__EXERCISE PROMPT__: Word for word, quote all of the material, omitting the pictures.

__MATERIAL__:
===============
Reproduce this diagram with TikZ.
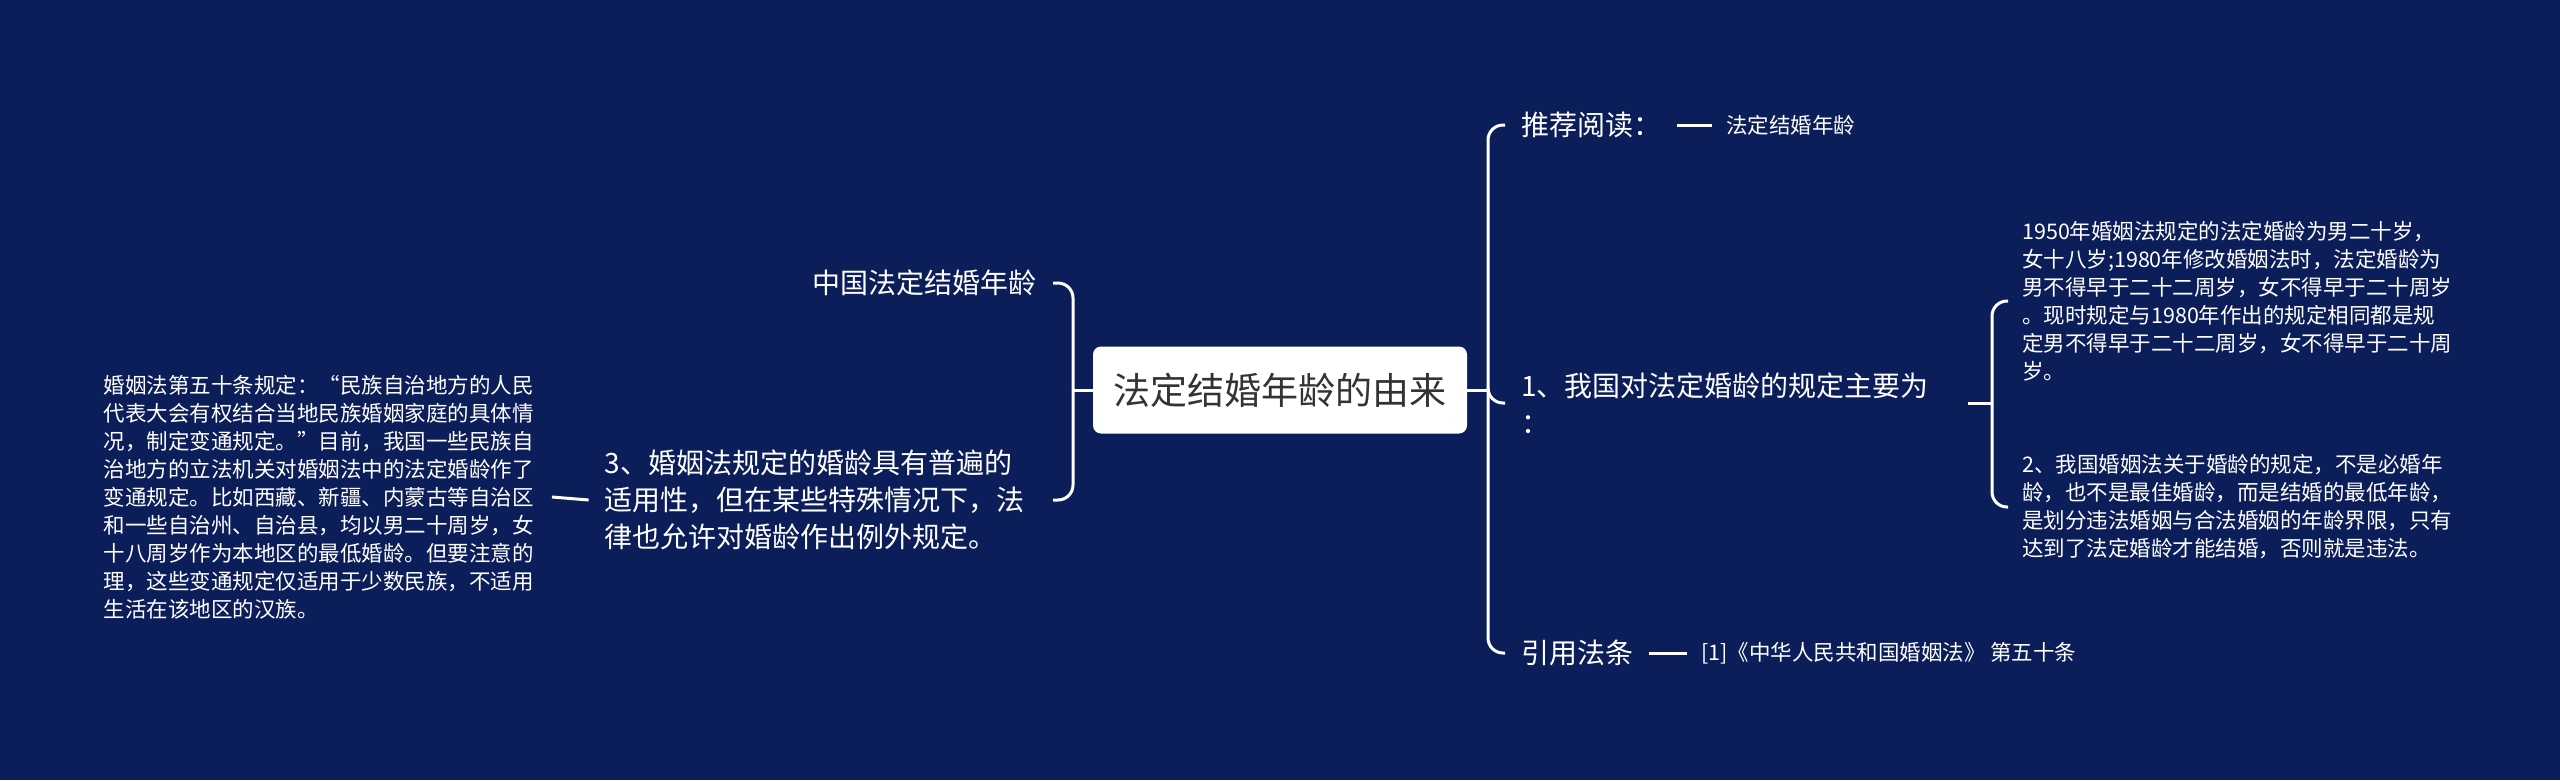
\documentclass[tikz,border=0pt]{standalone}
\usepackage{fontspec}
\setmainfont{Noto Sans CJK SC}
\definecolor{bgblue}{RGB}{11,30,90}
\definecolor{roottext}{RGB}{51,51,51}
\begin{document}
\begin{tikzpicture}[x=1pt,y=-1pt,
    line/.style={draw=white,line width=3pt,rounded corners=15pt},
    topic/.style={text=white,font=\fontsize{28}{37}\selectfont,inner xsep=16pt,inner ysep=4pt,align=left},
    leaf/.style={text=white,font=\fontsize{21.5}{28}\selectfont,inner xsep=14pt,inner ysep=4pt,align=left}]
            \fill[bgblue] (0,0) rectangle (2560,780);
            \useasboundingbox (0,0) rectangle (2560,780);

            \node[shape=rectangle,fill=white,rounded corners=8pt,minimum width=374pt,minimum height=87pt,text=roottext,font=\fontsize{37}{44}\selectfont] (0) at (1280,390) {法定结婚年龄的由来};

            % left side
            \coordinate (j1) at (1073,390);
            \node[topic,anchor=east] (1) at (1053,283) {中国法定结婚年龄};
            \node[topic,anchor=east,text width=432pt] (2) at (1053,500) {3、婚姻法规定的婚龄具有普遍的\\适用性，但在某些特殊情况下，法\\律也允许对婚龄作出例外规定。};
            \node[leaf,anchor=east,text width=434pt] (3) at (552,497) {婚姻法第五十条规定：“民族自治地方的人民\\代表大会有权结合当地民族婚姻家庭的具体情\\况，制定变通规定。”目前，我国一些民族自\\治地方的立法机关对婚姻法中的法定婚龄作了\\变通规定。比如西藏、新疆、内蒙古等自治区\\和一些自治州、自治县，均以男二十周岁，女\\十八周岁作为本地区的最低婚龄。但要注意的\\理，这些变通规定仅适用于少数民族，不适用\\生活在该地区的汉族。};

            % right side
            \coordinate (j2) at (1488,390);
            \node[topic,anchor=west] (4) at (1505,125) {推荐阅读：};
            \node[leaf,anchor=west] (5) at (1712,125) {法定结婚年龄};
            \node[topic,anchor=west,text width=431pt] (6) at (1505,403) {1、我国对法定婚龄的规定主要为\\：};
            \coordinate (j3) at (1992,403);
            \node[leaf,anchor=west] (7) at (2008,301) {1950年婚姻法规定的法定婚龄为男二十岁，\\女十八岁;1980年修改婚姻法时，法定婚龄为\\男不得早于二十二周岁，女不得早于二十周岁\\。现时规定与1980年作出的规定相同都是规\\定男不得早于二十二周岁，女不得早于二十周\\岁。};
            \node[leaf,anchor=west] (8) at (2008,507) {2、我国婚姻法关于婚龄的规定，不是必婚年\\龄，也不是最佳婚龄，而是结婚的最低年龄，\\是划分违法婚姻与合法婚姻的年龄界限，只有\\达到了法定婚龄才能结婚，否则就是违法。};
            \node[topic,anchor=west] (9) at (1505,653) {引用法条};
            \node[leaf,anchor=west] (10) at (1687,653) {[1]《中华人民共和国婚姻法》 第五十条};

            \draw[line] (0.west) -- (j1);
            \draw[line] (j1) |- (1.east);
            \draw[line] (j1) |- (2.east);
            \draw[line] (2.west) -- (3.east);

            \draw[line] (0.east) -- (j2);
            \draw[line] (j2) |- (4.west);
            \draw[line] (4.east) -- (5.west);
            \draw[line] (j2) |- (6.west);
            \draw[line] (6.east) -- (j3);
            \draw[line] (j3) |- (7.west);
            \draw[line] (j3) |- (8.west);
            \draw[line] (j2) |- (9.west);
            \draw[line] (9.east) -- (10.west);
        \end{tikzpicture}
\end{document}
===============
__WRITTEN SOLUTION__:
Reproduce this diagram with TikZ.
\documentclass[tikz,border=0pt]{standalone}
\usepackage{fontspec}
\setmainfont{Noto Sans CJK SC}
\definecolor{bgblue}{RGB}{11,30,90}
\definecolor{roottext}{RGB}{51,51,51}
\begin{document}
\begin{tikzpicture}[x=1pt,y=-1pt,
    line/.style={draw=white,line width=3pt,rounded corners=15pt},
    topic/.style={text=white,font=\fontsize{28}{37}\selectfont,inner xsep=16pt,inner ysep=4pt,align=left},
    leaf/.style={text=white,font=\fontsize{21.5}{28}\selectfont,inner xsep=14pt,inner ysep=4pt,align=left}]
            \fill[bgblue] (0,0) rectangle (2560,780);
            \useasboundingbox (0,0) rectangle (2560,780);

            \node[shape=rectangle,fill=white,rounded corners=8pt,minimum width=374pt,minimum height=87pt,text=roottext,font=\fontsize{37}{44}\selectfont] (0) at (1280,390) {法定结婚年龄的由来};

            % left side
            \coordinate (j1) at (1073,390);
            \node[topic,anchor=east] (1) at (1053,283) {中国法定结婚年龄};
            \node[topic,anchor=east,text width=432pt] (2) at (1053,500) {3、婚姻法规定的婚龄具有普遍的\\适用性，但在某些特殊情况下，法\\律也允许对婚龄作出例外规定。};
            \node[leaf,anchor=east,text width=434pt] (3) at (552,497) {婚姻法第五十条规定：“民族自治地方的人民\\代表大会有权结合当地民族婚姻家庭的具体情\\况，制定变通规定。”目前，我国一些民族自\\治地方的立法机关对婚姻法中的法定婚龄作了\\变通规定。比如西藏、新疆、内蒙古等自治区\\和一些自治州、自治县，均以男二十周岁，女\\十八周岁作为本地区的最低婚龄。但要注意的\\理，这些变通规定仅适用于少数民族，不适用\\生活在该地区的汉族。};

            % right side
            \coordinate (j2) at (1488,390);
            \node[topic,anchor=west] (4) at (1505,125) {推荐阅读：};
            \node[leaf,anchor=west] (5) at (1712,125) {法定结婚年龄};
            \node[topic,anchor=west,text width=431pt] (6) at (1505,403) {1、我国对法定婚龄的规定主要为\\：};
            \coordinate (j3) at (1992,403);
            \node[leaf,anchor=west] (7) at (2008,301) {1950年婚姻法规定的法定婚龄为男二十岁，\\女十八岁;1980年修改婚姻法时，法定婚龄为\\男不得早于二十二周岁，女不得早于二十周岁\\。现时规定与1980年作出的规定相同都是规\\定男不得早于二十二周岁，女不得早于二十周\\岁。};
            \node[leaf,anchor=west] (8) at (2008,507) {2、我国婚姻法关于婚龄的规定，不是必婚年\\龄，也不是最佳婚龄，而是结婚的最低年龄，\\是划分违法婚姻与合法婚姻的年龄界限，只有\\达到了法定婚龄才能结婚，否则就是违法。};
            \node[topic,anchor=west] (9) at (1505,653) {引用法条};
            \node[leaf,anchor=west] (10) at (1687,653) {[1]《中华人民共和国婚姻法》 第五十条};

            \draw[line] (0.west) -- (j1);
            \draw[line] (j1) |- (1.east);
            \draw[line] (j1) |- (2.east);
            \draw[line] (2.west) -- (3.east);

            \draw[line] (0.east) -- (j2);
            \draw[line] (j2) |- (4.west);
            \draw[line] (4.east) -- (5.west);
            \draw[line] (j2) |- (6.west);
            \draw[line] (6.east) -- (j3);
            \draw[line] (j3) |- (7.west);
            \draw[line] (j3) |- (8.west);
            \draw[line] (j2) |- (9.west);
            \draw[line] (9.east) -- (10.west);
        \end{tikzpicture}
\end{document}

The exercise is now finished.